Stated problem. Reproduce exactly the run of lines from the one containing "Write the React, TypeScript" through the one containing "длину с места". Pictures do not belong in the copy.

Given records.
···

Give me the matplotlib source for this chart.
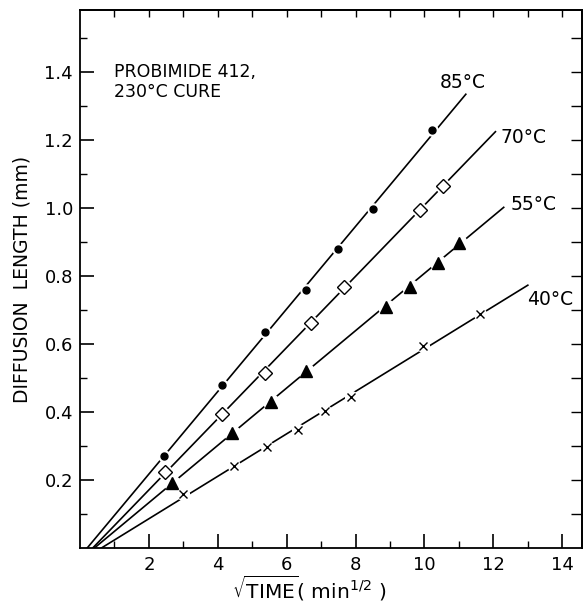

···

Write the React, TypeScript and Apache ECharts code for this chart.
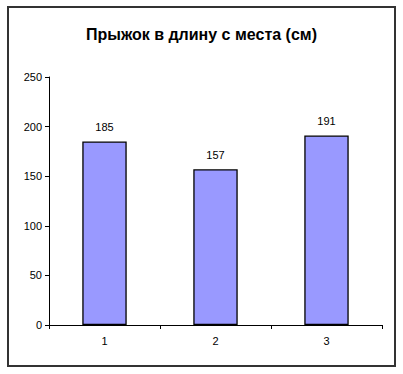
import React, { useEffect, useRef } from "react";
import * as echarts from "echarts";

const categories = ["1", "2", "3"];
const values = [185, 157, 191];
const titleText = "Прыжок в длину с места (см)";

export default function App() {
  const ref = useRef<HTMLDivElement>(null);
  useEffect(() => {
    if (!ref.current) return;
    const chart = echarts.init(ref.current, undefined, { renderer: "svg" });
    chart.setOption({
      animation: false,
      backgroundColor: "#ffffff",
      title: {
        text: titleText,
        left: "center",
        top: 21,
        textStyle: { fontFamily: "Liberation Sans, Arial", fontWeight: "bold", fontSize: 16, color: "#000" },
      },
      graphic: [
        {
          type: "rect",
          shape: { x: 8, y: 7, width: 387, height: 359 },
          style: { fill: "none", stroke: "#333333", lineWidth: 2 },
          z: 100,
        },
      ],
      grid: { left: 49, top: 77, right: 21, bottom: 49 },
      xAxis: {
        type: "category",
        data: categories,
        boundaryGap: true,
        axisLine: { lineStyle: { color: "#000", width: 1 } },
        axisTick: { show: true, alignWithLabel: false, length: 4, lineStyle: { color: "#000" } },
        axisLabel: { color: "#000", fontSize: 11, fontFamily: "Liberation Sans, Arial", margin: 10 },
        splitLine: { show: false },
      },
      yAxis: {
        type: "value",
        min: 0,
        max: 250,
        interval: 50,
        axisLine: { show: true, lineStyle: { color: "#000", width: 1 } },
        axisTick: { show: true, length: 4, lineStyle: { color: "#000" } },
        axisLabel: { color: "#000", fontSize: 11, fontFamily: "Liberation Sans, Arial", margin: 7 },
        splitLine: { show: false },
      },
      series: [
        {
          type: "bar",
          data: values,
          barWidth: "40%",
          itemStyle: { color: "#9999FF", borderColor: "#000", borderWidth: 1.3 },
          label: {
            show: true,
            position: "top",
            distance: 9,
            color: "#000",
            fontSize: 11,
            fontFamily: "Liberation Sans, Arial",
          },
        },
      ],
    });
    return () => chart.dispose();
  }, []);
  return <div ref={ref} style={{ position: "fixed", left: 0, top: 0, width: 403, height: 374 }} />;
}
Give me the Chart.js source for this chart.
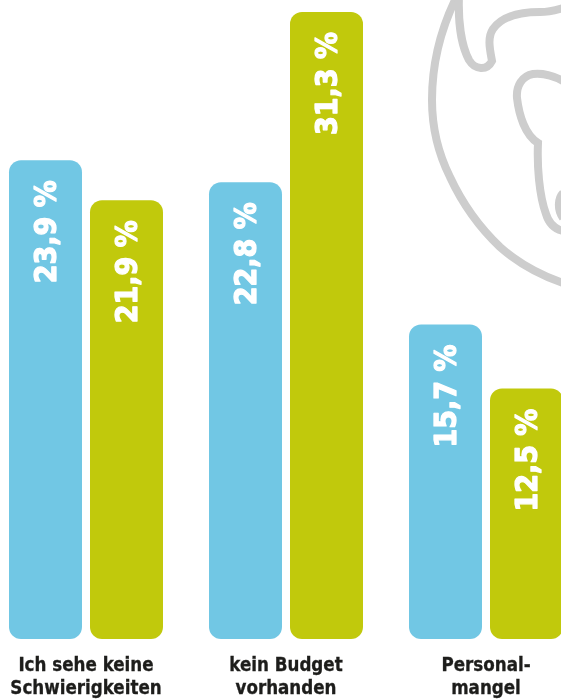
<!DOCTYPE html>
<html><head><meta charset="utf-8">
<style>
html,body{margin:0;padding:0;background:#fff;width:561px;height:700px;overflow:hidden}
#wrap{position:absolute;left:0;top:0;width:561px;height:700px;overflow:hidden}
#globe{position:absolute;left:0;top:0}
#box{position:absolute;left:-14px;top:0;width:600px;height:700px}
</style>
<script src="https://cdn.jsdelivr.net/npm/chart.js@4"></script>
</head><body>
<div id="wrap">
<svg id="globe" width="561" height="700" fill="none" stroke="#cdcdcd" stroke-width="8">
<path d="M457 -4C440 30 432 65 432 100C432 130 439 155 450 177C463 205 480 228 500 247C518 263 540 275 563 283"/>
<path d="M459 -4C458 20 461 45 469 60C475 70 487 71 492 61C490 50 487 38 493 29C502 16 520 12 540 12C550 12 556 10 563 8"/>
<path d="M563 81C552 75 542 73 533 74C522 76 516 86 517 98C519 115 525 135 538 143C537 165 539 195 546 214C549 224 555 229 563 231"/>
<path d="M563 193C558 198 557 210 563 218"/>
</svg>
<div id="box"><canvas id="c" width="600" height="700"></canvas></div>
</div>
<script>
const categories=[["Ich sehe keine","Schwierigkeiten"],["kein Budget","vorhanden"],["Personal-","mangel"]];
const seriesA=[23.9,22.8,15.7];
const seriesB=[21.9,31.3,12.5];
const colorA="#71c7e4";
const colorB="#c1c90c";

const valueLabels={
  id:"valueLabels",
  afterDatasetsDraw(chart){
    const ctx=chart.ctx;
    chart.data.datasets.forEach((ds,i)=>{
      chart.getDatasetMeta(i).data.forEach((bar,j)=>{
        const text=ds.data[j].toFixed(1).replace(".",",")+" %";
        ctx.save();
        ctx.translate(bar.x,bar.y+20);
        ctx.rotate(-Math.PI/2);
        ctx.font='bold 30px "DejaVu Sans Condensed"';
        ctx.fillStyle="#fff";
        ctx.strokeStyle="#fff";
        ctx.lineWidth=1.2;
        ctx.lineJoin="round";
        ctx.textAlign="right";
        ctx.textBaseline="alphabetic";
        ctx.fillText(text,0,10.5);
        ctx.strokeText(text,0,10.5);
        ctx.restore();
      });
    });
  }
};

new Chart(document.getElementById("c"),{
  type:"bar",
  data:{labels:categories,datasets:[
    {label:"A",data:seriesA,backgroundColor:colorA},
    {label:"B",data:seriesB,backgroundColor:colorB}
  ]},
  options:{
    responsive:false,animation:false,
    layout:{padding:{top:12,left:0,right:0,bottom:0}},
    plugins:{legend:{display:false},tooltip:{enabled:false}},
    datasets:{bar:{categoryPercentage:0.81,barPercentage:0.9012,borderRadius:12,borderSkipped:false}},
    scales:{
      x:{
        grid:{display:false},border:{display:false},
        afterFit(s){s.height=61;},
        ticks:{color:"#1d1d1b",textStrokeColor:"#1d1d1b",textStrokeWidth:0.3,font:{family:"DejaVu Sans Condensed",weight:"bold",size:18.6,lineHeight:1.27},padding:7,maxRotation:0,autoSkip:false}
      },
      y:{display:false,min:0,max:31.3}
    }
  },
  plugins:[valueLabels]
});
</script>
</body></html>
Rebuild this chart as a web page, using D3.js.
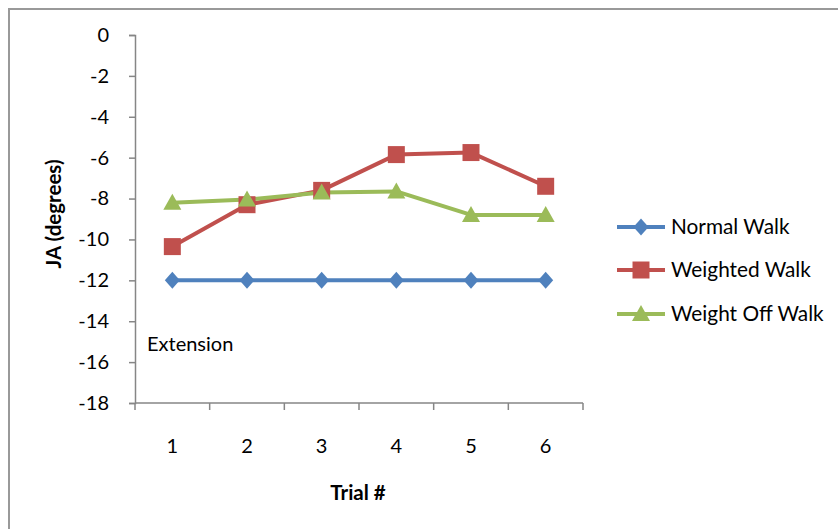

···

Answer to the task.
Write the React, TypeScript and Apache ECharts code for this chart.
import React, { useEffect, useRef } from "react";
import * as echarts from "echarts";

const categories = ["1", "2", "3"];
const values = [185, 157, 191];
const titleText = "Прыжок в длину с места (см)";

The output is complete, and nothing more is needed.